Most repeated-agent waste is not raw model weakness. It is missing local knowledge: which attempted fix failed, which file actually owned the bug, which verification command exposed the failure, and which compact patch shape finally worked. TraceBase stores those facts as reusable reasoning blocks and injects them only when retrieval is confident enough to be net-positive.
memory payload
situation: reconnect race after flaky network blip
mechanism: stale sequence buffer accepts old open-event path
unlock: dedupe by sequence id before reopening socket
verification: failing case reproduced + relevant test module
The key is that TraceBase does not shove an entire prior transcript into context. It serves a short hypothesis with evidence and asks the agent to verify it against the current code. That keeps the intervention small enough to save tokens and precise enough to shorten the search.
architecture
Recall is gated. Bad memories are demoted.
The store is project-scoped SQLite. Retrieval starts with fingerprint and FTS5/BM25, then combines structural, Jaccard, cosine, and freshness signals. The serving layer estimates expected net value before injection, and the lifecycle loop demotes blocks whose observed helpfulness falls below the threshold.
serving path
prompt -> candidate recall -> calibrated gate -> compact injection -> agent run -> outcome event
outcome event -> helpfulness attribution -> weight update -> demote / keep / merge
scope
Where the lift applies. Repeated work is the wedge.
- The benchmark measures repeated engineering work: tasks where past resolved runs can provide reusable mechanism-level memory.
- Efficiency averages are reported on high-confidence matches, where TraceBase had enough evidence to inject.

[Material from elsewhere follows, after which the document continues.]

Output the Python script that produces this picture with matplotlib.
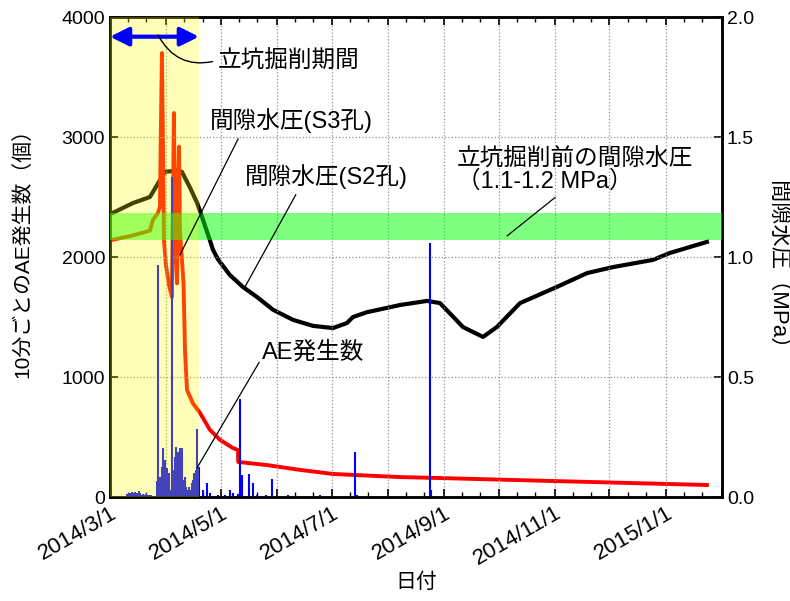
import numpy as np
import pandas as pd
import matplotlib
matplotlib.use('Agg')
import matplotlib.pyplot as plt
import matplotlib.dates as mdates
from matplotlib.ticker import FuncFormatter, MultipleLocator

plt.rcParams['font.family'] = ['Liberation Sans', 'Noto Sans CJK JP']

start = pd.Timestamp('2014-03-01')
end = pd.Timestamp('2015-02-01')

# pore pressure, borehole S2 (black) : days since 2014/3/1, MPa
s2_day = [0.5, 12.7, 22, 27.5, 30.3, 36.9, 39.6, 44, 48, 51.2, 55, 56.7, 59.5,
          66, 73.2, 81, 89.8, 100.8, 111.8, 122.8, 130.5, 133.8, 141.5, 152.5,
          159.7, 174.6, 181.7, 194.4, 205.4, 213, 225.8, 246, 262.7, 277, 299,
          308.4, 328.7]
s2_mpa = [1.18, 1.225, 1.25, 1.32, 1.355, 1.36, 1.355, 1.29, 1.225, 1.155, 1.07,
          1.03, 0.99, 0.925, 0.875, 0.833, 0.78, 0.738, 0.713, 0.704, 0.725, 0.75,
          0.77, 0.788, 0.80, 0.817, 0.808, 0.708, 0.667, 0.708, 0.808, 0.875,
          0.933, 0.958, 0.988, 1.017, 1.063]

# pore pressure, borehole S3 (red)
s3_day = [0.5, 12.7, 22, 23.7, 26.4, 27.5, 28, 28.6, 29.2, 29.7, 30.8, 32.5,
          34.1, 34.7, 35.2, 35.8, 36.9, 37.4, 38, 38.5, 39.6, 40.5, 41.3, 42.4,
          45.7, 49.6, 55, 60.6, 67.7, 70.5, 70.6, 86.5, 104.6, 122.8, 159.7,
          181.7, 242, 328.7]
s3_mpa = [1.07, 1.09, 1.11, 1.155, 1.183, 1.21, 1.53, 1.85, 1.446, 1.07, 0.967,
          0.883, 0.833, 1.24, 1.60, 1.11, 0.89, 1.24, 1.46, 1.11, 0.99, 0.89,
          0.61, 0.446, 0.39, 0.35, 0.28, 0.238, 0.204, 0.196, 0.146, 0.133,
          0.113, 0.096, 0.083, 0.079, 0.067, 0.05]

# AE count per 10 minutes
ae_day = [9.5, 10.2, 10.9, 11.6, 12.3, 13.0, 13.7, 14.4, 15.1, 15.8, 16.5, 17.2,
          17.9, 18.6, 19.3, 20.0, 20.7, 21.4, 22.1, 22.8,
          25.9, 26.6, 27.5, 28.4, 29.0, 29.7, 30.5, 31.2, 31.9, 32.6, 33.4, 33.9,
          34.8, 35.6, 36.2, 36.9, 37.6, 38.4, 39.1, 39.8, 40.5, 41.3, 42.0, 42.8,
          43.5, 44.2, 45.0, 45.7, 46.4, 47.2, 48.0, 48.8,
          51.2, 53.4, 55, 59.5, 63.3, 66, 67.7, 70.5, 71.6, 72.5, 76.5, 78.7,
          81, 86, 89.2, 98, 110, 115.6, 135, 136, 148.7, 176.2, 176.7]
ae_count = [25, 30, 20, 35, 40, 30, 45, 25, 35, 50, 30, 20, 25, 15, 20, 25, 15, 20, 15, 20,
            130, 1930, 170, 250, 405, 225, 310, 240, 140, 200, 60, 2670,
            225, 335, 415, 335, 375, 405, 280, 405, 140, 170, 85, 60,
            85, 60, 115, 140, 200, 225, 565, 250,
            60, 115, 30, 15, 20, 60, 30, 25, 815, 185, 190, 115,
            20, 15, 150, 15, 10, 15, 375, 20, 10, 2115, 60]


def to_date(days):
    return start + pd.to_timedelta(np.asarray(days, dtype=float), unit='D')


fig = plt.figure(figsize=(7.9, 6.01), dpi=100)
ax = fig.add_subplot(111)
fig.subplots_adjust(left=110/790, right=722/790, top=1-17/601, bottom=1-497/601)
ax2 = ax.twinx()

# pressure lines on right axis
ax2.plot(to_date(s2_day), s2_mpa, color='black', lw=3)
ax2.plot(to_date(s3_day), s3_mpa, color='#ff0000', lw=2.8)
ax2.set_ylim(0, 2.0)
ax2.yaxis.set_major_locator(MultipleLocator(0.5))
ax2.yaxis.set_major_formatter(FuncFormatter(lambda v, p: f'{v:.1f}'))
ax2.tick_params(axis='y', direction='in', length=6, width=1.2, labelsize=14)

# AE bars on left axis, drawn above the lines
ax.set_zorder(ax2.get_zorder() + 1)
ax.patch.set_visible(False)
ax.vlines(to_date(ae_day), 0, ae_count, color='#0000ff', lw=1.5)
ax.set_ylim(0, 4000)
ax.set_xlim(start, end)
ax.yaxis.set_major_locator(MultipleLocator(1000))

ax.xaxis.set_major_locator(mdates.MonthLocator())
ax.xaxis.set_minor_locator(mdates.DayLocator(bymonthday=[11, 21]))


def date_fmt(x, pos):
    d = mdates.num2date(x)
    return f'{d.year}/{d.month}/{d.day}' if d.month % 2 == 1 else ''


ax.xaxis.set_major_formatter(FuncFormatter(date_fmt))
ax.tick_params(axis='both', which='major', direction='in', length=6, width=1.2,
               labelsize=14, top=True)
ax.tick_params(axis='x', which='major', labelsize=16, pad=4)
ax.tick_params(axis='x', which='minor', direction='in', length=3.5, width=1, top=True)
ax.tick_params(axis='x', labelrotation=30)
for lab in ax.get_xticklabels():
    lab.set_ha('right')
    lab.set_rotation_mode('anchor')

ax.grid(True, which='major', linestyle=':', color='#909090', lw=0.9)
for a in (ax, ax2):
    for sp in a.spines.values():
        sp.set_linewidth(1.8)

# shaded bands
ax.axvspan(start, to_date(49), color='#ffff00', alpha=0.27, lw=0, zorder=5)
ax.axhspan(2140, 2366, color='#00ff00', alpha=0.5, lw=0, zorder=4)

# excavation period arrow
ax.annotate('', xy=(to_date(0), 3836), xytext=(to_date(49), 3836),
            arrowprops=dict(arrowstyle='<|-|>', color='#0000ff', lw=3,
                            mutation_scale=28, shrinkA=0, shrinkB=0), zorder=7)

afs = 17
ax.annotate('立坑掘削期間', xy=(to_date(26.4), 3850), xytext=(to_date(59.5), 3640),
            fontsize=afs, ha='left', va='center', zorder=7,
            arrowprops=dict(arrowstyle='-', color='black', lw=1, relpos=(0, 0.5),
                            shrinkA=2, shrinkB=0, connectionstyle='arc3,rad=-0.4'))
ax.annotate('間隙水圧(S3孔)', xy=(to_date(38.5), 2017), xytext=(to_date(55), 3133),
            fontsize=afs, ha='left', va='center', zorder=7,
            arrowprops=dict(arrowstyle='-', color='black', lw=0.9, relpos=(0.19, 0),
                            shrinkA=2, shrinkB=0))
ax.annotate('間隙水圧(S2孔)', xy=(to_date(74.3), 1750), xytext=(to_date(74.3), 2667),
            fontsize=afs, ha='left', va='center', zorder=7,
            arrowprops=dict(arrowstyle='-', color='black', lw=0.9, relpos=(0.33, 0),
                            shrinkA=2, shrinkB=0))
ax.annotate('立坑掘削前の間隙水圧\n（1.1-1.2 MPa）', xy=(to_date(218.6), 2175),
            xytext=(to_date(191), 2725), fontsize=afs, ha='left', va='center',
            linespacing=1.05, zorder=7,
            arrowprops=dict(arrowstyle='-', color='black', lw=0.9, relpos=(0.44, 0),
                            shrinkA=2, shrinkB=0))
ax.annotate('AE発生数', xy=(to_date(47.9), 242), xytext=(to_date(83.7), 1200),
            fontsize=afs, ha='left', va='center', zorder=7,
            arrowprops=dict(arrowstyle='-', color='black', lw=0.9, relpos=(0, 0.3),
                            shrinkA=0, shrinkB=0))

fig.text(22/790, 1-248/601, '10分ごとのAE発生数（個）', rotation=90, fontsize=15,
         ha='center', va='center')
fig.text(777/790, 1-271/601, '間隙水圧（MPa）', rotation=270, fontsize=16,
         ha='center', va='center')
fig.text(416/790, 1-582/601, '日付', fontsize=15, ha='center', va='center')

fig.savefig('out.png', dpi=100)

- The measured benchmark is 40 tasks / 80 agent runs. The claim is scoped to repeated engineering work.
- Memory is injected as a hypothesis. The agent still has to verify the current code before editing.
- Cost savings vary with model pricing, tool-output volume, and how repetitive the team's work actually is.
method
How the benchmark was run. One changed variable.
Each task was evaluated as a pair. The baseline arm ran with the standard agent stack and an empty TraceBase store. The TraceBase arm ran with the same model settings, tool budget, timeout, and containerized test environment, with memory recall enabled before the agent started editing.
comparison contract
- Task source
- Verified bug-fix tasks with executable tests
- Arms
- Baseline agent vs. TraceBase attached
- Controls
- Same model settings, tool budget, timeout, and grader
- Memory input
- Only compact memories distilled from resolved work
- Primary outcome
- Patch passes the task's test oracle
- Efficiency outcome
- Tool steps and spend on matched completed pairs
That keeps the comparison clean: TraceBase does not receive the answer key, does not change the model, and does not alter the grading harness. It changes only what the agent remembers before it starts the next run.